Page MenuHomePhabricator

Move wiki talk page archiving into production-grade extension
Open, Needs TriagePublic

Description

Currently there are a number of bots and gadgets that archive wiki talk page sections according to various criteria or user command; cf. for example https://en.wikipedia.org/wiki/User:Equazcion/OneClickArchiver, Pywikibot-archivebot.py, https://de.wikipedia.org/wiki/Benutzer:SpBot or https://de.wikipedia.org/wiki/Benutzer:TaxonBot. They are developed and maintained by volunteers, run on private machines or Toolforge, their UI is usually not localized, their UI is "different" from the usual MediaWiki experience, JavaScript is copied and pasted, scripts are only tested on the developer's browser, etc.

In addition, there are many of them, with a high probability that some have features and bugs that others don't have, not to speak of the duplicated effort, and some tools' source code is not easy to find.

Instead, archiving wiki talk page sections should be a first-class citizen of MediaWiki in the form of an extension deployed to the WMF cluster. As fodder for bikeshedding, I propose the name Extension:Archivist.

This extension should:

  1. Archive wiki talk page sections on user command like https://en.wikipedia.org/wiki/User:Equazcion/OneClickArchiver, i. e. add a button "[ archive ]" to section titles that archives the section to the talk page's archive.
  2. Archive wiki talk page sections that are old enough to the talk page's archive (cf. https://de.wikipedia.org/wiki/Vorlage:Autoarchiv).
  3. Archive wiki talk page sections that have been marked as "done" and are old enough to the talk page's archive (cf. https://de.wikipedia.org/wiki/Vorlage:Autoarchiv-Erledigt).

For implementation I propose the extension to provide a parser function(s)/tag element(s) that define a wiki talk page's "archive settings", for example the target page where a section is to be moved to, age of a section, etc. On page save, these settings would be stored as page properties. Existing templates would be amended to call this parser function(s)/tag element(s), enabling a seamless migration.

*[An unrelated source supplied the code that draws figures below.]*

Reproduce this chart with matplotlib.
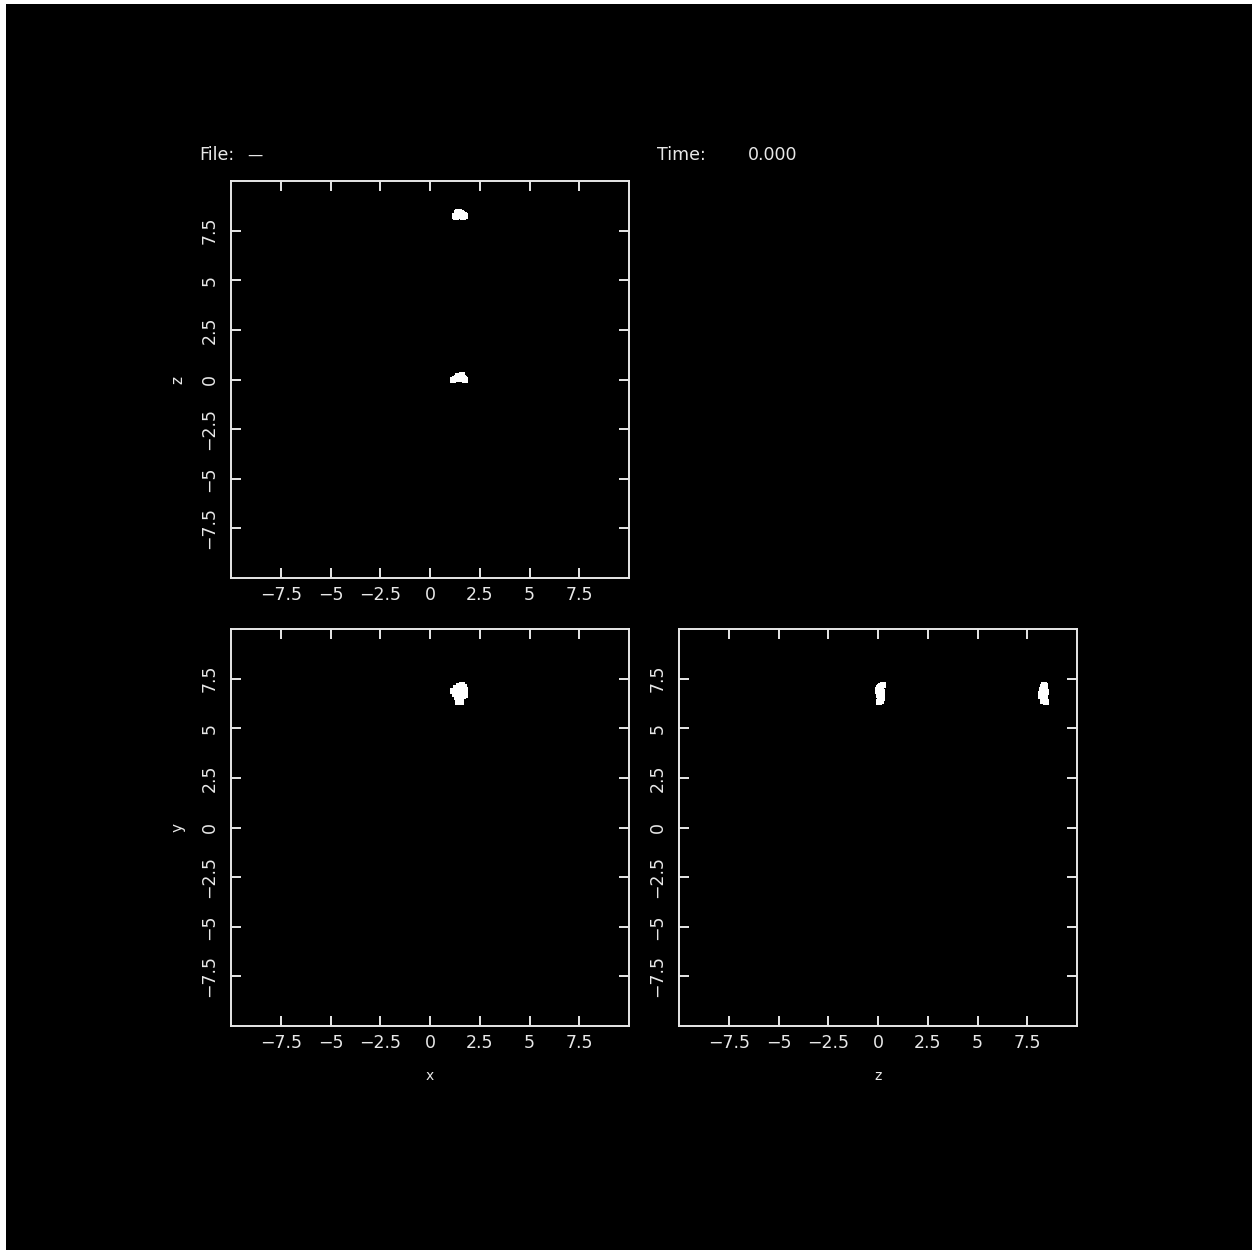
import matplotlib
matplotlib.use("Agg")
import matplotlib.pyplot as plt
from matplotlib.patches import Rectangle

# particle positions, two small clumps
xa = [1.15, 1.30, 1.45, 1.60, 1.75, 1.25, 1.40, 1.55, 1.70, 1.35, 1.50, 1.65, 1.45, 1.55, 1.60]
ya = [6.90, 7.05, 7.15, 7.10, 6.95, 6.75, 6.85, 6.80, 6.70, 6.55, 6.50, 6.60, 6.35, 6.30, 7.20]
za = [0.00, 0.05, 0.15, 0.10, 0.00, 0.05, 0.20, 0.15, 0.05, 0.10, 0.20, 0.10, 0.15, 0.05, 0.25]

xb = [1.25, 1.40, 1.55, 1.70, 1.30, 1.45, 1.60, 1.75, 1.35, 1.50, 1.65, 1.50, 1.40, 1.60, 1.55]
yb = [6.90, 7.05, 7.15, 7.10, 6.75, 6.85, 6.80, 6.70, 6.55, 6.50, 6.60, 6.35, 6.30, 7.20, 6.95]
zb = [8.25, 8.35, 8.40, 8.30, 8.20, 8.45, 8.30, 8.25, 8.40, 8.35, 8.20, 8.30, 8.45, 8.35, 8.25]

ticks = [-7.5, -5, -2.5, 0, 2.5, 5, 7.5]
tick_labels = ["\u22127.5", "\u22125", "\u22122.5", "0", "2.5", "5", "7.5"]
lim = (-10, 10)
fg = "#e8e8e8"

W, H = 1252, 1250
fig = plt.figure(figsize=(W / 100, H / 100), dpi=100, facecolor="white")
# black page with a thin white strip on the left and top
fig.patches.append(Rectangle((6 / W, -0.05), 1.1, 1.05 - 4 / H, transform=fig.transFigure,
                             facecolor="black", edgecolor="none", zorder=-5))


def panel(left, top, px, py, xlabel, ylabel):
    ax = fig.add_axes([left / W, 1 - (top + 397) / H, 398 / W, 397 / H])
    ax.set_facecolor("black")
    ax.scatter(px[0], py[0], s=16, marker="s", c="white", linewidths=0)
    ax.scatter(px[1], py[1], s=16, marker="s", c="white", linewidths=0)
    ax.set_xlim(lim)
    ax.set_ylim(lim)
    ax.set_xticks(ticks)
    ax.set_yticks(ticks)
    ax.set_xticklabels(tick_labels)
    ax.set_yticklabels(tick_labels, rotation=90, va="center")
    ax.tick_params(direction="in", length=7.5, width=1.4, color=fg, labelcolor=fg,
                   labelsize=12.5, top=True, right=True)
    ax.tick_params(axis="x", pad=6)
    ax.tick_params(axis="y", pad=9)
    for s in ax.spines.values():
        s.set_color(fg)
        s.set_linewidth(1.4)
    if xlabel:
        ax.set_xlabel(xlabel, color=fg, fontsize=10, labelpad=12)
    if ylabel:
        ax.set_ylabel(ylabel, color=fg, fontsize=11, labelpad=11)
    return ax


panel(231, 181, (xa, xb), (za, zb), None, "z")
panel(231, 629, (xa, xb), (ya, yb), "x", "y")
panel(679, 629, (za, zb), (ya, yb), "z", None)

fig.text(199 / W, 1 - 155 / H, "File:", color=fg, fontsize=12.5, va="center")
fig.text(247 / W, 1 - 155 / H, "\u2014", color=fg, fontsize=11, va="center")
fig.text(657 / W, 1 - 155 / H, "Time:", color=fg, fontsize=12.5, va="center")
fig.text(748 / W, 1 - 155 / H, "0.000", color=fg, fontsize=12.5, va="center")

fig.savefig("out.png", dpi=100, facecolor=fig.get_facecolor())
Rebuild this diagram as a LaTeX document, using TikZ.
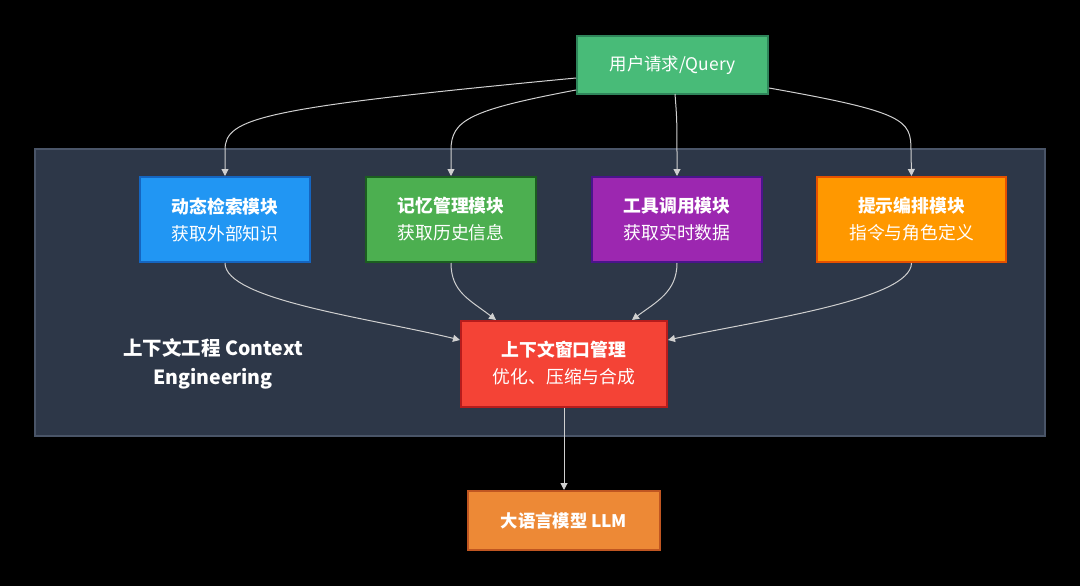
\documentclass[tikz,border=0pt]{standalone}
\usepackage{fontspec}
\setmainfont{Noto Sans CJK SC}
\usetikzlibrary{arrows.meta}
\definecolor{bgdark}{HTML}{2D3748}
\definecolor{bgedge}{HTML}{4A5568}
\definecolor{qfill}{HTML}{48BB78}
\definecolor{qedge}{HTML}{2F855A}
\definecolor{bfill}{HTML}{2196F3}
\definecolor{bedge}{HTML}{1565C0}
\definecolor{gfill}{HTML}{4CAF50}
\definecolor{gedge}{HTML}{1B5E20}
\definecolor{pfill}{HTML}{9C27B0}
\definecolor{pedge}{HTML}{4A148C}
\definecolor{ofill}{HTML}{FF9800}
\definecolor{oedge}{HTML}{E65100}
\definecolor{rfill}{HTML}{F44336}
\definecolor{redge}{HTML}{B71C1C}
\definecolor{lfill}{HTML}{ED8936}
\definecolor{ledge}{HTML}{C05621}
\definecolor{wire}{HTML}{D0D0D0}
\tikzset{
  box/.style={draw, line width=2pt, inner sep=0pt, text=white, align=center,
    font=\fontsize{17.8}{27}\selectfont},
  wireline/.style={draw=wire, line width=1pt, -{Triangle[length=7pt,width=7pt]}},
}
\begin{document}
\begin{tikzpicture}[x=1pt,y=-1pt]
\fill[black] (0,0) rectangle (1080,586);
\useasboundingbox (0,0) rectangle (1080,586);
% container
\node[draw=bgedge, fill=bgdark, line width=1.5pt, minimum width=1010pt, minimum height=287pt, inner sep=0pt] (ctx) at (540,292.5) {};
\node[text=white, align=center, font=\bfseries\fontsize{19.5}{29}\selectfont] (ctxlabel) at (213,363.5) {上下文工程 Context\\Engineering};
% nodes
\node[box, fill=qfill, draw=qedge, minimum width=191pt, minimum height=58pt, font=\fontsize{17.4}{27}\selectfont] (q) at (672.5,65) {用户请求/Query};
\node[box, fill=bfill, draw=bedge, minimum width=170pt, minimum height=85pt] (b) at (225,219.5) {\textbf{动态检索模块}\\获取外部知识};
\node[box, fill=gfill, draw=gedge, minimum width=170pt, minimum height=85pt] (g) at (451,219.5) {\textbf{记忆管理模块}\\获取历史信息};
\node[box, fill=pfill, draw=pedge, minimum width=170pt, minimum height=85pt] (p) at (677,219.5) {\textbf{工具调用模块}\\获取实时数据};
\node[box, fill=ofill, draw=oedge, minimum width=189pt, minimum height=85pt] (o) at (911.5,219.5) {\textbf{提示编排模块}\\指令与角色定义};
\node[box, fill=rfill, draw=redge, minimum width=206pt, minimum height=86pt] (r) at (564,363.5) {\textbf{上下文窗口管理}\\优化、压缩与合成};
\node[box, fill=lfill, draw=ledge, minimum width=192pt, minimum height=59pt, font=\bfseries\fontsize{17.3}{27}\selectfont] (l) at (564,520.5) {大语言模型 LLM};
% connectors
\draw[wireline] (q.west |- 0,78) .. controls (260,108) and (225,118) .. (225,150) -- (b.north);
\draw[wireline] (q.west |- 0,90) .. controls (470,110) and (451,120) .. (451,150) -- (g.north);
\draw[wireline] (675,94) .. controls (677,120) .. (p.north);
\draw[wireline] (q.east |- 0,88) .. controls (905,112) and (911,120) .. (911,150) -- (o.north);
\draw[wireline] (b.south) .. controls (225,300) and (370,318) .. (r.west |- 0,340);
\draw[wireline] (g.south) .. controls (451,292) and (470,300) .. (496,320);
\draw[wireline] (p.south) .. controls (677,292) and (656,302) .. (632,320);
\draw[wireline] (o.south) .. controls (911,300) and (760,320) .. (r.east |- 0,340);
\draw[wireline] (r.south) -- (l.north);
\end{tikzpicture}
\end{document}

In addition, on page save for pages that have archive settings, the page would be parsed according to the criteria defined by the archive settings to determine when the next archiving needs to occur. For example, if on a page there is a section where the last signature is x days old and the archive settings request sections to be archived when they are y days old, archiving should be scheduled for CURRENT_DATE + y - x. This timestamp is added as a page property. (With a different job queue that allowed time scheduling, on page save the archiving could directly be scheduled for that time.)

A maintenance script is called regularly by a cron job that iterates over all pages that have archiving scheduled for a time in the (now) past and schedules the real archiving job for those pages. This job then parses the talk page again and moves the section that fit the archive settings to the archive page.

A point of focus should probably be set on the transaction-like quality of archiving a section. In the event of an edit conflict, the existing bots and scripts have to do their best to roll back either the section added to the archive page or the section deleted from the talk page, without any guarantee that this will cleanly succeed. Therefore it would be nice to combine those two edits in one atomic transaction. For the "[ archive ]" gadget, it would be useful if this functionality is exposed via the API so that the gadget can just relay the archive command to MediaWiki and afterwards trigger a reload of the page, making use of the safety of the transaction and also eliminating further duplication of code.

In the same way it would be useful for the gadget to be able to query the archive settings and not to have to parse the page itself by exposing the page properties in a fashion similar to T131911 or T154738.

Event Timeline

Would this be suitable for GSoC or Outreachy? We are currently recruiting projects and mentors for May-Aug 2017. @scfc: would you be interested in mentoring? Please add a Outreach-Programs-Projects tag to the projects you can mentor

I cannot mentor this project and cannot assess what chunk sizes would be reasonable for new developers to tackle.

srishakatux subscribed.

Removing the Possible-Tech-Projects tag as we are planning to kill it soon! This project does not seem to fit in the Outreach-Programs-Projects category in its current state, so I am not adding that tag right now!